H. UCC Fraud-Count XII
Defendant argues Plaintiffs claim under "UCC fraud" should be dismissed for the reasons that no such claim exists and, in the alternative, Plaintiffs have failed to plead such a claim with the specificity required by Rule 9(b). Plaintiffs do not appear to address this argument in their Response, nor do they provide the Court with any indication from their Amended Complaint what the UCC fraud is based upon or how Defendant would become liable under the UCC. Therefore, the Court finds that Plaintiffs have failed to state a claim upon which relief can be granted for the reason that this claim does not exist against Defendant. Further, to the extent this claim might exist, the Court agrees with Defendant that Plaintiffs have failed to allege in their Amended Complaint any particularity on which this claim could be based and therefore, a dismissal under Rule 9(b) is warranted.
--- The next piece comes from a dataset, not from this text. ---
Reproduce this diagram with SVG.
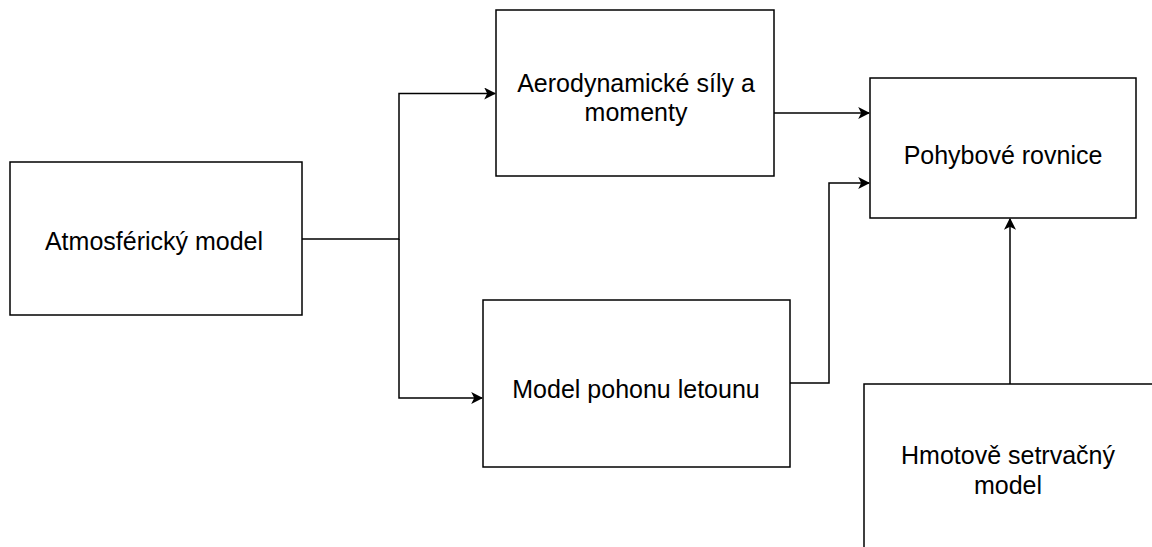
<svg xmlns="http://www.w3.org/2000/svg" width="1152" height="547" viewBox="0 0 1152 547">
<style>
.box{fill:#fff;stroke:#000;stroke-width:1.5}
.lbl{font-family:"Liberation Sans",Arial,sans-serif;font-size:25px;fill:#000;text-anchor:middle}
.edge{fill:none;stroke:#000;stroke-width:1.5}
</style>
<defs>
<marker id="arr" viewBox="0 0 10 10" refX="9" refY="5" markerWidth="12" markerHeight="12" markerUnits="userSpaceOnUse" orient="auto">
<path d="M0,0 L10,5 L0,10 L2.5,5 Z" fill="#000"/>
</marker>
</defs>
<rect width="1152" height="547" fill="#fff"/>
<g id="connectors">
<path class="edge" d="M302,239 H399 V93.5 H495" marker-end="url(#arr)"/>
<path class="edge" d="M399,239 V398 H482" marker-end="url(#arr)"/>
<path class="edge" d="M774,113 H869" marker-end="url(#arr)"/>
<path class="edge" d="M790,383 H829 V183 H869" marker-end="url(#arr)"/>
<path class="edge" d="M1010,384 V219" marker-end="url(#arr)"/>
</g>
<g id="atmosfericky">
<rect class="box" x="10" y="162" width="292" height="153"/>
<text class="lbl" x="154" y="250">Atmosférický model</text>
</g>
<g id="aerodynamicke">
<rect class="box" x="496" y="10" width="278" height="166"/>
<text class="lbl" x="636" y="92">Aerodynamické síly a</text>
<text class="lbl" x="636" y="121">momenty</text>
</g>
<g id="pohon">
<rect class="box" x="483" y="300" width="307" height="167"/>
<text class="lbl" x="636" y="398">Model pohonu letounu</text>
</g>
<g id="pohybove">
<rect class="box" x="870" y="78" width="266" height="140"/>
<text class="lbl" x="1003" y="164">Pohybové rovnice</text>
</g>
<g id="hmotove">
<rect class="box" x="864" y="384" width="300" height="180"/>
<text class="lbl" x="1008" y="464">Hmotově setrvačný</text>
<text class="lbl" x="1008" y="494">model</text>
</g>
</svg>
I. Exemplary Damages-Count XIII
Defendant argues Plaintiffs have failed to state a claim as to Exemplary Damages because such a claim does not exist in Michigan and is rather a form of actual damages and not a separate claim. See Fonstad v. Teal, 2005 WL 1705514, at *5 (Mich.Ct.App. July 21, 2005) (dismissing claim for exemplary damages because "exemplary damages are simply a form of actual damages . . . [i]t does not constitute a separate claim.") The Court concurs and will dismiss said claim due to failure to allege any supporting legal basis for the damages sought.
Judgment shall enter in favor of Defendant and against Plaintiffs, dismissing all of Plaintiffs' claims with prejudice.